--- DATA ---
[BEGIN]

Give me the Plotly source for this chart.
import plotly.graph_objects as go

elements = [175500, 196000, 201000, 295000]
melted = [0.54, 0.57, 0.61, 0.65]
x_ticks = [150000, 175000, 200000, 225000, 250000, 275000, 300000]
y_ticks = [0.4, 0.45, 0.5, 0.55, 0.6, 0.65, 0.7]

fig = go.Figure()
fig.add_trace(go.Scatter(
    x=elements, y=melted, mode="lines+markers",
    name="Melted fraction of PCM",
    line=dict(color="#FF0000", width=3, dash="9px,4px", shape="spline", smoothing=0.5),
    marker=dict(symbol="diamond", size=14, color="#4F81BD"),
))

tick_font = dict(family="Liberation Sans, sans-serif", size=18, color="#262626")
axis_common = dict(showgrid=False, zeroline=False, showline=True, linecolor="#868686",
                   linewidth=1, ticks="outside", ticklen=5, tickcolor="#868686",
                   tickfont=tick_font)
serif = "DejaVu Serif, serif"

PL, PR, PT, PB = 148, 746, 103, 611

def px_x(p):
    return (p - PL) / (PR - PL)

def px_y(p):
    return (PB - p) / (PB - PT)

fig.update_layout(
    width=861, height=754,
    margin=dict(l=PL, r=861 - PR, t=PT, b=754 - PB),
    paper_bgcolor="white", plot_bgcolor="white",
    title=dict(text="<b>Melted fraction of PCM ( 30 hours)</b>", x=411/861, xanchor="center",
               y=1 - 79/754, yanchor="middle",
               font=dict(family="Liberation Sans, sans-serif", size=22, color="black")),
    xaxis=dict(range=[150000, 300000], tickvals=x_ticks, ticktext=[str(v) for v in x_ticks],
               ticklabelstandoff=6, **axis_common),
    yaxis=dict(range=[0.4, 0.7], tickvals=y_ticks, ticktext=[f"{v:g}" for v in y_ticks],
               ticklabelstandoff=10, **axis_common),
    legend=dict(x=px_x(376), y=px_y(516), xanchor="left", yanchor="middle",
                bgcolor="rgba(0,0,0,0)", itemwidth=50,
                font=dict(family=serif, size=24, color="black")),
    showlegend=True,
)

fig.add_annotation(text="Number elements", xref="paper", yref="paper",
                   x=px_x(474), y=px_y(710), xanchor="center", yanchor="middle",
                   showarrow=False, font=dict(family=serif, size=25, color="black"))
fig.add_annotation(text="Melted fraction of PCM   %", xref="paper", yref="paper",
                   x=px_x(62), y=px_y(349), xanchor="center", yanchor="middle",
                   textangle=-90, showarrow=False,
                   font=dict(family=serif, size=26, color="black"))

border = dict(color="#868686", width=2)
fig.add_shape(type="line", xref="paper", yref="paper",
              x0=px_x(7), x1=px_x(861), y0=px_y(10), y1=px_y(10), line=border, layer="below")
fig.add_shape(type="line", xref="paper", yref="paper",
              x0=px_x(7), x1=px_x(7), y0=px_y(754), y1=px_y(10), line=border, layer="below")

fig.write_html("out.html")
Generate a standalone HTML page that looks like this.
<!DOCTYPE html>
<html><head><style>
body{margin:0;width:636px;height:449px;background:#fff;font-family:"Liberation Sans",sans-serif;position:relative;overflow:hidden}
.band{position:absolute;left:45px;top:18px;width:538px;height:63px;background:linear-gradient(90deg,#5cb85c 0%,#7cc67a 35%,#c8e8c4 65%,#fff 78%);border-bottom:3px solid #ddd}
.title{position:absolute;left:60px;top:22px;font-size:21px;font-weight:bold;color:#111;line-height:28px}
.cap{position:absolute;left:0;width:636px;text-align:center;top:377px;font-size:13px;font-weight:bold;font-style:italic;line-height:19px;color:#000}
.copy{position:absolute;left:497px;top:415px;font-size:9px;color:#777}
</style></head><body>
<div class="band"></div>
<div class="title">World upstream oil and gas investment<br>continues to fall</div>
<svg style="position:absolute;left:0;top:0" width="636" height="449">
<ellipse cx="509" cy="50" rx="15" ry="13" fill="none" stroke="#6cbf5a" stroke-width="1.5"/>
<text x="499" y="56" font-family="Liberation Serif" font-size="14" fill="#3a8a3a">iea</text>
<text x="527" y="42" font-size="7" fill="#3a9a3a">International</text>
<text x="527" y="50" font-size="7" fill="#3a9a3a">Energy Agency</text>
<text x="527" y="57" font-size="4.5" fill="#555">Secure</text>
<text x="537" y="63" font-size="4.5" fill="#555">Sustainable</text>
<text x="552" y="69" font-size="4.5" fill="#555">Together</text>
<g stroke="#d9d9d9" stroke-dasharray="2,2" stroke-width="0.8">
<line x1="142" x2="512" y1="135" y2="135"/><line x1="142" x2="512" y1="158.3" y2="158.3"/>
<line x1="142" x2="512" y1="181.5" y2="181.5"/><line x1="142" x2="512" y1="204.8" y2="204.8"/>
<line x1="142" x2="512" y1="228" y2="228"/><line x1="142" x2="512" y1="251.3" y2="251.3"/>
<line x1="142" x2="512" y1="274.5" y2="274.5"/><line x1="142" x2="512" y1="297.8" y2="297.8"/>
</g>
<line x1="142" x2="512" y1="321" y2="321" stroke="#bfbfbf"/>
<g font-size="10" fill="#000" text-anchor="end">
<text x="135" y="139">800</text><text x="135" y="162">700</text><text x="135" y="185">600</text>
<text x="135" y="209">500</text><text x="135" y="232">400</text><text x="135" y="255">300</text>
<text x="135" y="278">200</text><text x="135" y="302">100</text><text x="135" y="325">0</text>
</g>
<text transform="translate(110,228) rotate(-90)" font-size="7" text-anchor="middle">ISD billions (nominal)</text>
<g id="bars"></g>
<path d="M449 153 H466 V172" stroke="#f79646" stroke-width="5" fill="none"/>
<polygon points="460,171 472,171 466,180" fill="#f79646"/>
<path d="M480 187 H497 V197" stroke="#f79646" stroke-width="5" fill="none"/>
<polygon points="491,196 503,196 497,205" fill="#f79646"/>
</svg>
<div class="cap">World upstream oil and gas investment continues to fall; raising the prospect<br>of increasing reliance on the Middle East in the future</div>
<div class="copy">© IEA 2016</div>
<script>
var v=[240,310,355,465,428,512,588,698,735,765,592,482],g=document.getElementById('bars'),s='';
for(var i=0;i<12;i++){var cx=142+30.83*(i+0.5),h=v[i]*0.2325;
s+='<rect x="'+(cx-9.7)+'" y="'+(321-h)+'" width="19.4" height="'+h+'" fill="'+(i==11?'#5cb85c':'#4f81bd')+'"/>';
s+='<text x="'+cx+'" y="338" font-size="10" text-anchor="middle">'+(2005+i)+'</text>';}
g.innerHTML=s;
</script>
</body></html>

[END]

--- WHAT THE EXERCISE ASKS ---
From the opening line of the data above through the line that contains "y_ticks = [0.4, 0.45, 0.5, 0.55, 0.6, 0.65, 0.7]", please print each line as it stands and only those lines.

--- FULL ANSWER ---
Give me the Plotly source for this chart.
import plotly.graph_objects as go

elements = [175500, 196000, 201000, 295000]
melted = [0.54, 0.57, 0.61, 0.65]
x_ticks = [150000, 175000, 200000, 225000, 250000, 275000, 300000]
y_ticks = [0.4, 0.45, 0.5, 0.55, 0.6, 0.65, 0.7]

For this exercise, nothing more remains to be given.